«¿Es que pretende usted mejorar algo?», pregunta horrorizada una oficinista a K., protagonista de «El proceso» de Franz Kafka. El único objetivo de K. a lo largo del relato es conocer de qué se le acusa en el proceso iniciado contra él. Tras instancias que remiten a otras y vaguedades por respuesta, finalmente sólo puede constatar que es culpable, aunque lo de menos sea de qué.

Yo no sé que tienen las plumas inflamadas de la literatura en el intento de describir los matices de la realidad pero consiguen que ésta les acabe copiando como si quisiera hacerse merecedora de esas páginas magistrales, aunque sea para mal. Yo, de hecho, no he podido evitar evocar al escritor y su obsesión por la apisonadora de la burocracia institucionalizada, mientras una amiga me iba desgranando su odisea de estas semanas con la aseguradora que la ha dejado tirada con daños en su hogar, ocasionados por las condiciones climatológicas de este invierno interminable en Asturias.

Yo les narro y ustedes juzgan si no es para sospechar que el propio Kafka está detrás del relato. Si les parece, convirtamos al propio K. en protagonista de esta historia, por lo demás, completamente real.

K. es dueño en Gijón de una casa; la tiene alquilada. El pasado 7 de marzo, a raíz de las fuertes ráfagas de viento que soplaron a media tarde, se producen daños en dos terrazas de esa vivienda. Los propios inquilinos y varios vecinos avisan a K. porque los desperfectos, visibles desde la calle, no sólo hacen entrar agua en la casa, sino que además amenazan con provocar daños a terceros. Como K. paga religiosamente un seguro doméstico a una compañía de abolengo que dice tener a personas cuidando de personas, la informa de lo que ocurre y? comienza la pesadilla.

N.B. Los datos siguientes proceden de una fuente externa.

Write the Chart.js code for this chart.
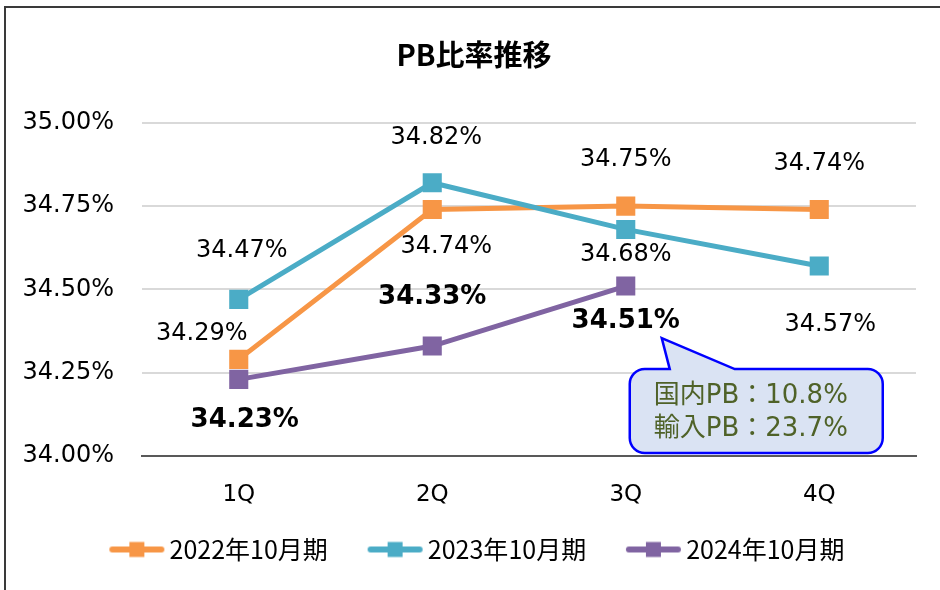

Para empezar, la oficina local de la aseguradora, responsable de la venta de la póliza, se desentiende del caso y remite a K. a un call center cuyos operadores -en cada ocasión, uno distinto- le obligan cada vez a identificarse y relatar su caso para luego informarle de las últimas líneas escritas en su «expediente del siniestro», escribir las siguientes y mandarle «quedar a la espera».

Primeramente han de cerciorarse de que en Gijón se produjeron en esa fecha ráfagas superiores a 80 kilómetros hora. En ello emplean cuatro días aunque la Agencia Estatal de Meteorología ya informaba on line a horas del suceso que el viento había superado los 96. Como K. no puede esperar, suplica al operador de turno una ayuda de emergencia pero le aconsejan que «llame a los bomberos o se busque quien se lo arregle», embarullando la respuesta acerca de si luego asumirán los gastos.

K. paga un arreglo provisional y, a partir de ahí y durante semanas, el operador u operadora de cada de día -previo protocolo de identificación y aviso de que la llamada puede ser grabada- le cuenta lo que "se ha escrito" en su expediente y le pide que no vuelva a llamar, que se podrán en contacto con él. Aunque K. es dueño del piso y titular de la póliza, no recibe una sola llamada. Los técnicos que peritan el caso contactan con los inquilinos o les visitan por sorpresa en casa, sacan fotos, expresan sus dudas sobre la teoría del viento, sacuden la cabeza y se van? En uno de los diálogos diarios con el operador de turno, K. es informado de la última línea escrita en su expediente: «no se dará curso a la indemnización».

Desesperado, K. reclama hablar con un responsable y los operadores le mencionan la existencia de una «tramitadora que trabaja desde Zaragoza». Dada la insistencia de K., le pasan la llamada o le prometen que la avisarán pero «por favor, no vuelva a llamar, ya le llamamos nosotros». La respuesta es siempre el silencio.

Finalmente K., en contra de sus convicciones, busca la intermediación de un amigo para contactar con un responsable de la aseguradora. Será la única persona de la que recibirá un trato afable en toda esta travesía. Le escucha, indaga, trata de darle explicaciones, le pide que espere a principios de abril porque hasta entonces el caso estará parado. Y K. confía y deja de insistir.

Ayer K. recibe una carta confirmándole que la aseguradora no se hará cargo de sus desperfectos pero que tiene a su disposición un Centro de Atención al Cliente y una Dirección de Reclamaciones. Firma la carta la «tramitadora de Zaragoza» con la que K. nunca logró hablar. Figura su teléfono directo y K., en un último patético impulso, marca y espera? pero nadie descuelga al otro lado.